** Start Dataset section **

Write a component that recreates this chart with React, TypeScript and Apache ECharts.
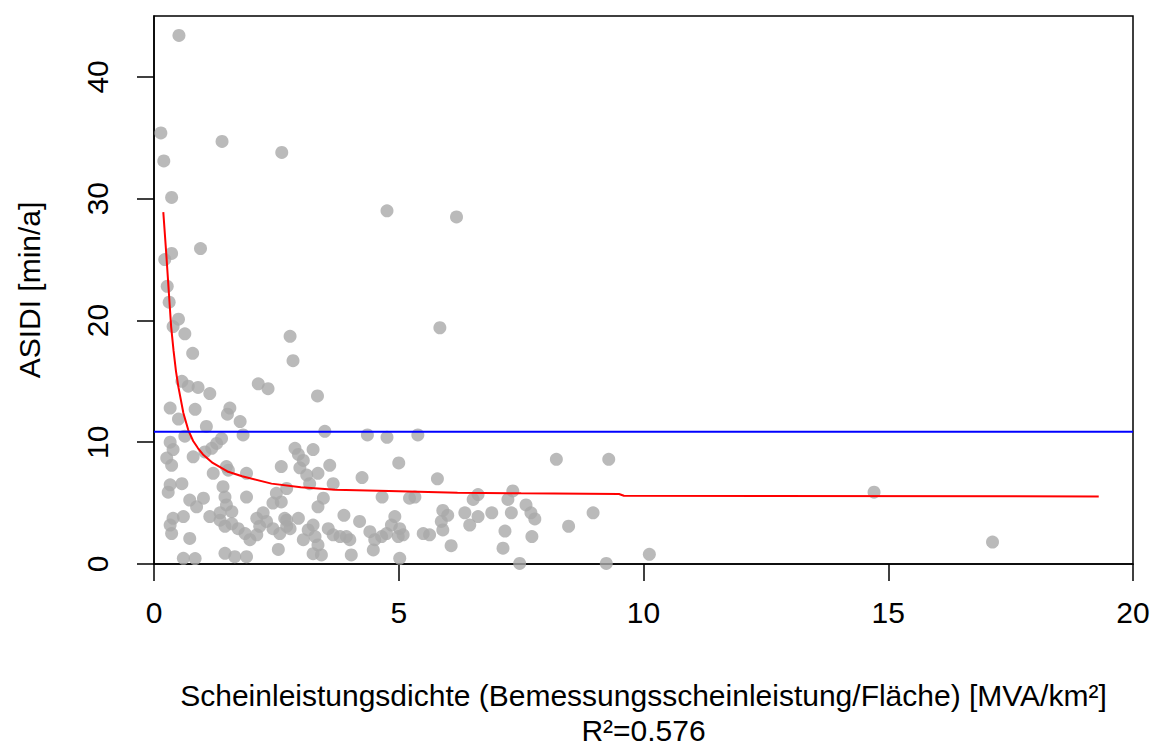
import React, { useEffect, useRef } from "react";
import * as echarts from "echarts";

// Scheinleistungsdichte [MVA/km²] vs. ASIDI [min/a], one point per network area
const pointsXY: [number, number][] = [
  [0.51, 43.4], [0.14, 35.4], [0.2, 33.1], [1.39, 34.7], [2.61, 33.8], [0.36, 30.1],
  [4.76, 29.0], [6.18, 28.5], [0.95, 25.9], [0.36, 25.5], [0.22, 25.0], [0.27, 22.8],
  [0.31, 21.5], [0.5, 20.1], [0.39, 19.5], [0.63, 18.9], [0.79, 17.3], [2.78, 18.7],
  [2.84, 16.7], [5.84, 19.4],
  [0.57, 15.0], [0.7, 14.6], [0.9, 14.5], [1.14, 14.0], [2.13, 14.8], [2.33, 14.4],
  [3.34, 13.8], [0.33, 12.8], [0.84, 12.7], [1.55, 12.8], [1.5, 12.3], [0.5, 11.9],
  [1.76, 11.7], [1.07, 11.3],
  [1.82, 10.6], [3.49, 10.9], [4.36, 10.6], [4.76, 10.4], [5.39, 10.6], [0.63, 10.5],
  [0.33, 10.0], [0.39, 9.4], [0.26, 8.7], [0.36, 8.1], [1.38, 10.3], [1.28, 9.9],
  [1.18, 9.5], [1.04, 9.2], [0.8, 8.8], [2.88, 9.5], [3.25, 9.4], [2.95, 9.0],
  [3.05, 8.5], [3.59, 8.1], [5.0, 8.3], [8.22, 8.6], [9.29, 8.6], [1.48, 8.0], [2.6, 8.0],
  [1.21, 7.45], [1.52, 7.7], [1.89, 7.45], [2.98, 7.9], [3.35, 7.45], [3.12, 7.3],
  [4.25, 7.1], [5.79, 7.0], [3.18, 6.6], [3.66, 6.6], [0.33, 6.5], [0.57, 6.6],
  [0.29, 5.9], [1.41, 6.35], [2.71, 6.2], [2.5, 5.8],
  [1.45, 5.5], [1.48, 4.85], [1.59, 4.3], [1.89, 5.5], [2.43, 5.0], [2.6, 5.1],
  [0.73, 5.25], [1.01, 5.4], [0.87, 4.7], [3.46, 5.4], [3.35, 4.7], [4.66, 5.5],
  [5.22, 5.4], [5.33, 5.5], [6.62, 5.7], [6.52, 5.3], [7.33, 6.0], [7.23, 5.3],
  [14.71, 5.9], [7.6, 4.85],
  [0.39, 3.75], [0.6, 3.9], [0.33, 3.2], [0.36, 2.5], [0.73, 2.1],
  [1.14, 3.9], [1.35, 3.6], [1.59, 3.3], [1.72, 2.9], [1.86, 2.5], [1.96, 2.0],
  [2.1, 2.4], [2.16, 3.1], [2.1, 3.75], [2.23, 4.2], [1.35, 4.2], [1.45, 3.1],
  [2.3, 3.5], [2.43, 2.9], [2.57, 2.5], [2.71, 3.1], [2.67, 3.75], [2.95, 3.75],
  [2.78, 2.9], [2.71, 3.6],
  [3.88, 4.0], [4.2, 3.5], [3.25, 3.2], [3.15, 2.8], [3.05, 2.0], [3.29, 2.25],
  [3.35, 1.56], [3.56, 2.9], [3.66, 2.4], [3.8, 2.25], [3.93, 2.25], [4.0, 2.0],
  [4.41, 2.65], [4.51, 2.0], [4.65, 2.25], [4.48, 1.15],
  [4.92, 3.9], [4.85, 3.2], [5.02, 2.9], [4.75, 2.5], [4.99, 2.25], [5.09, 2.4], [5.5, 2.5],
  [5.9, 4.4], [6.0, 4.0], [5.87, 3.5], [5.9, 2.8], [5.63, 2.4], [6.07, 1.5],
  [6.35, 4.2], [6.45, 3.2], [6.62, 3.9], [6.9, 4.2], [7.3, 4.2], [7.7, 4.2], [7.78, 3.7],
  [7.17, 2.7], [7.13, 1.3], [7.72, 2.25], [8.47, 3.1], [8.97, 4.2],
  [0.6, 0.47], [0.84, 0.45], [1.45, 0.88], [1.65, 0.6], [1.89, 0.6], [2.54, 1.2],
  [3.25, 0.85], [3.42, 0.74], [4.03, 0.74], [5.02, 0.47], [10.12, 0.8], [7.47, 0.05],
  [9.24, 0.05], [17.13, 1.8],
];

// fitted curve through the sorted x values
const fitXY: [number, number][] = [
  [0.19, 28.9], [0.25, 25.5], [0.3, 22.5], [0.35, 19.5], [0.4, 17.5], [0.45, 15.8],
  [0.5, 14.5], [0.6, 12.4], [0.7, 11.0], [0.8, 10.1], [0.9, 9.5], [1.0, 9.0],
  [1.2, 8.3], [1.5, 7.6], [1.8, 7.2], [2.4, 6.6], [3.0, 6.3], [3.7, 6.1], [4.8, 6.0],
  [6.2, 5.85], [7.5, 5.8], [9.5, 5.75], [9.6, 5.6], [19.3, 5.55],
];

// mean ASIDI
const meanAsidi = 10.87;

const xTicks = [0, 5, 10, 15, 20];
const yTicks = [0, 10, 20, 30, 40];

const xTitle = "Scheinleistungsdichte (Bemessungsscheinleistung/Fläche) [MVA/km²]";
const fitNote = "R²=0.576";

const FONT = "'Liberation Sans', Arial, sans-serif";

export default function App() {
  const ref = useRef<HTMLDivElement>(null);

  useEffect(() => {
    if (!ref.current) return;
    const chart = echarts.init(ref.current, null, { renderer: "svg", width: 1155, height: 746 });
    chart.setOption({
      animation: false,
      backgroundColor: "#ffffff",
      textStyle: { fontFamily: FONT },
      grid: {
        left: 154,
        right: 22,
        top: 16,
        bottom: 182,
        show: true,
        borderColor: "#000000",
        borderWidth: 1.5,
        containLabel: false,
        outerBoundsMode: "none",
      },
      xAxis: {
        type: "value",
        min: 0,
        max: 20,
        interval: 5,
        splitLine: { show: false },
        axisLine: { show: true, onZero: false, lineStyle: { color: "#000", width: 1.5 } },
        axisTick: { show: true, inside: false, length: 17, lineStyle: { color: "#000", width: 1.5 }, customValues: xTicks },
        axisLabel: { margin: 33, fontSize: 30, color: "#000", fontFamily: FONT, customValues: xTicks },
        name: xTitle,
        nameLocation: "middle",
        nameGap: 116,
        nameTextStyle: { fontSize: 30, color: "#000", lineHeight: 30, fontFamily: FONT },
      },
      yAxis: {
        type: "value",
        min: 0,
        max: 45,
        interval: 10,
        splitLine: { show: false },
        axisLine: { show: true, onZero: false, lineStyle: { color: "#000", width: 1.5 } },
        axisTick: { show: true, inside: false, length: 17, lineStyle: { color: "#000", width: 1.5 }, customValues: yTicks },
        axisLabel: { margin: 42, fontSize: 30, color: "#000", rotate: 90, fontFamily: FONT, customValues: yTicks },
        name: "ASIDI [min/a]",
        nameLocation: "middle",
        nameRotate: 90,
        nameGap: 110,
        nameTextStyle: { fontSize: 30, color: "#000", fontFamily: FONT },
      },
      graphic: [
        {
          type: "text",
          x: 643.5,
          y: 730,
          style: {
            text: fitNote,
            fontSize: 30,
            fontFamily: FONT,
            fill: "#000",
            align: "center",
            verticalAlign: "middle",
          },
        },
      ],
      series: [
        {
          type: "scatter",
          data: pointsXY,
          symbol: "circle",
          symbolSize: 13,
          itemStyle: { color: "#a9a9a9" },
          z: 2,
        },
        {
          type: "line",
          data: fitXY,
          showSymbol: false,
          symbol: "none",
          lineStyle: { color: "#ff0000", width: 2 },
          z: 3,
        },
        {
          type: "line",
          data: [[0, meanAsidi], [20, meanAsidi]],
          showSymbol: false,
          symbol: "none",
          lineStyle: { color: "#0000ff", width: 2 },
          z: 3,
        },
      ],
    });
    return () => chart.dispose();
  }, []);

  return (
    <div
      ref={ref}
      style={{ position: "absolute", left: 0, top: 0, width: 1155, height: 746, background: "#fff" }}
    />
  );
}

** End Dataset section **

▶ [Exercise task]: Return exactly what appears from the opening line of the material through the line with "import * as", apart from the pictures.

▶ [Reply to the task]:
Write a component that recreates this chart with React, TypeScript and Apache ECharts.
import React, { useEffect, useRef } from "react";
import * as echarts from "echarts";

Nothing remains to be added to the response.